I HAVE ALWAYS FOUND it difficult to decide between living a country life or a city life. And on top of that, there is the great decision between being a beach lover or forest dweller.
I love cities. When I stepped out of the car in midtown Manhattan last March for a quick trip to see “To Kill a Mockingbird” on Broadway, I was dropped right back to my book publishing career. The city immediately envelops you with sights and sounds and smells. Publishing conferences at the Javits Center, meetings with sales reps on Park Avenue to describe the new season’s books, meetings with Barnes & Noble buyers for make-or-break sales of fiction titles — it all came rushing back like it was yesterday. But perhaps I could love it because I didn’t have to be there. Most of the time I did day trips, walking down the ramp to board the Delta Shuttle still picking hay off my jacket.
But I get frustrated living in the “country” because I love museums and art shows and films, yet I often don’t go because I don’t want to spend a couple hours of my time on the road getting to and from these things. I grocery shop like I live in a city a block from the corner market. Unlike when I was growing up and my parents shopped once a week for the entire week’s meals, I have to go an average of every three days even though I live at least 10 miles from the nearest grocery store because I can’t decide what I want to eat for dinner three days from now. And lately I’ve taken to getting only the number of items in a trip that will allow me to go through the quick lane.
Every time I am in a city, however, the minute I see a dog or a carriage horse, a pigeon or a squirrel, I am drawn to them like being out of the country gives me a craving for something besides human beings. If you want constant human interaction, cities are the place to be.
I enjoy time with people — my colleagues, my family, my friends, even exchanging a joke with a stranger in Aisle 7. But interacting with animals is what makes my world go ’round. For that reason alone, ultimately, country life wins hands down. From feeding my horse in the morning, to letting my duck into his stall at night, animal behavior makes me smile. Chipmunks, porcupines, all manner of birds, the four does who have taken to keeping my horse company, bring interest to my day. Even when the animals themselves aren’t present and I am only checking out the holes they made in trees or the abandoned den or the scat right in the middle of the trail, animals intrigue me.
Every day I take the dogs for a walk; on the few days when I don’t, I feel something is missing. Lately, as often as I can, I plod through our woods on my one remaining (and favorite, thankfully) horse. It is a nice vantage point to take a walk in the woods from the back of a horse. Although you are not up in the canopy, you do have a little different perspective. And I like to wonder what the horse is thinking about, how his brain might be processing all he is seeing.
As attracted I am to the forest, I am so very at home on the beach.
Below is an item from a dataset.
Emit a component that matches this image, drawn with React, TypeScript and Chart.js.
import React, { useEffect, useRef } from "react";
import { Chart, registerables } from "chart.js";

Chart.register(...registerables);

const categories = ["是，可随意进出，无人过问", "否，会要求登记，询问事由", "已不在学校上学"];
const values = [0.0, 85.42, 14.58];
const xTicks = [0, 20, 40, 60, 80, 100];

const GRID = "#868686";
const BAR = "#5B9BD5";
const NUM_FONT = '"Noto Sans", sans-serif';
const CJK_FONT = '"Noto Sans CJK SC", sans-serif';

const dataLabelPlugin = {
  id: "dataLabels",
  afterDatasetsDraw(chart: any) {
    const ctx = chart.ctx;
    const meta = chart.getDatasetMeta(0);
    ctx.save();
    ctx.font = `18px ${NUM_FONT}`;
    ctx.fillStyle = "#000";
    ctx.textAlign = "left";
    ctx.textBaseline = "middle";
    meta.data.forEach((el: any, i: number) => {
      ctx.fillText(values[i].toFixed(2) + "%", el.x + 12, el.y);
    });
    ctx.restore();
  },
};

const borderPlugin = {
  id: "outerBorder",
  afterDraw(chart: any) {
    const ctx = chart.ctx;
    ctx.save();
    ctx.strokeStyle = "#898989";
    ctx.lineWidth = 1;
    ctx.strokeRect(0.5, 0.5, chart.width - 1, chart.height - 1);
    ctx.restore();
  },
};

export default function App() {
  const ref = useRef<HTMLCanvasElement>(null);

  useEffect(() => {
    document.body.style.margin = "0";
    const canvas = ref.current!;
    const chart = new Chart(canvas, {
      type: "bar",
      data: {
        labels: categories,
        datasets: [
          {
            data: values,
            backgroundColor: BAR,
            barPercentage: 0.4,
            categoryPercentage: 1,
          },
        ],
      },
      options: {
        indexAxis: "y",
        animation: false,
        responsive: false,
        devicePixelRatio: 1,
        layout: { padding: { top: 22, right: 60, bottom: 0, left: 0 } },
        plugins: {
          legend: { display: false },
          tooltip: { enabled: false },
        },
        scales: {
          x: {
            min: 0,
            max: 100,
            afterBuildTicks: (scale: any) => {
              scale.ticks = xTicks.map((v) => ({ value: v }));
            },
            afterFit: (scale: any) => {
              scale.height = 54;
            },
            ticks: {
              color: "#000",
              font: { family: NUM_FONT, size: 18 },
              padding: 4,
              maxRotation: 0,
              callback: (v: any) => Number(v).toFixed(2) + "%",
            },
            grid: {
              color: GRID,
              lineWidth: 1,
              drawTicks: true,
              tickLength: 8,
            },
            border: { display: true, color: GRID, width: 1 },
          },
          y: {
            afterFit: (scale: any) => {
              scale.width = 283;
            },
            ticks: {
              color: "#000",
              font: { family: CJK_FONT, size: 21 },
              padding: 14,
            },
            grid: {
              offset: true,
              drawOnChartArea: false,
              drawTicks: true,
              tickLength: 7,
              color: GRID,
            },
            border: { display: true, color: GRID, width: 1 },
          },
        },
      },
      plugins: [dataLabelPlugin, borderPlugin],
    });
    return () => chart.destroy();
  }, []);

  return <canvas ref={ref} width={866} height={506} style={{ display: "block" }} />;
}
Although growing up I spent a lot of time at the nearby beach, I no longer walk on the beach anywhere near as often as I would like. Again, it involves a bit of a drive and the beaches of my youth have become seemingly exclusive. Maybe it’s simply the amount of time with boots on the ground that makes the forest, ultimately, win out. Oceanside may seem more glamorous and better remembered, but growing up I also enjoyed an expanse of undeveloped forest as my backyard. Clearly the forest is what I picked for the surroundings of my adult life.
Every time I step out onto a leaf-covered trail, I am reminded of my father who died in 2001. A family thing to do on Sundays was to climb in the car and go somewhere to walk — Mount Agamenticus or “Third Hill” (I have never figured out where this actually is) and other spots my dad knew from hunting. And just like the cities — New York, Chicago, Los Angeles, Miami — that remind me of my publishing career, the minute I step in the woods, the sights and sounds and smells surround me and take me back to fond memories of those walks with my dad.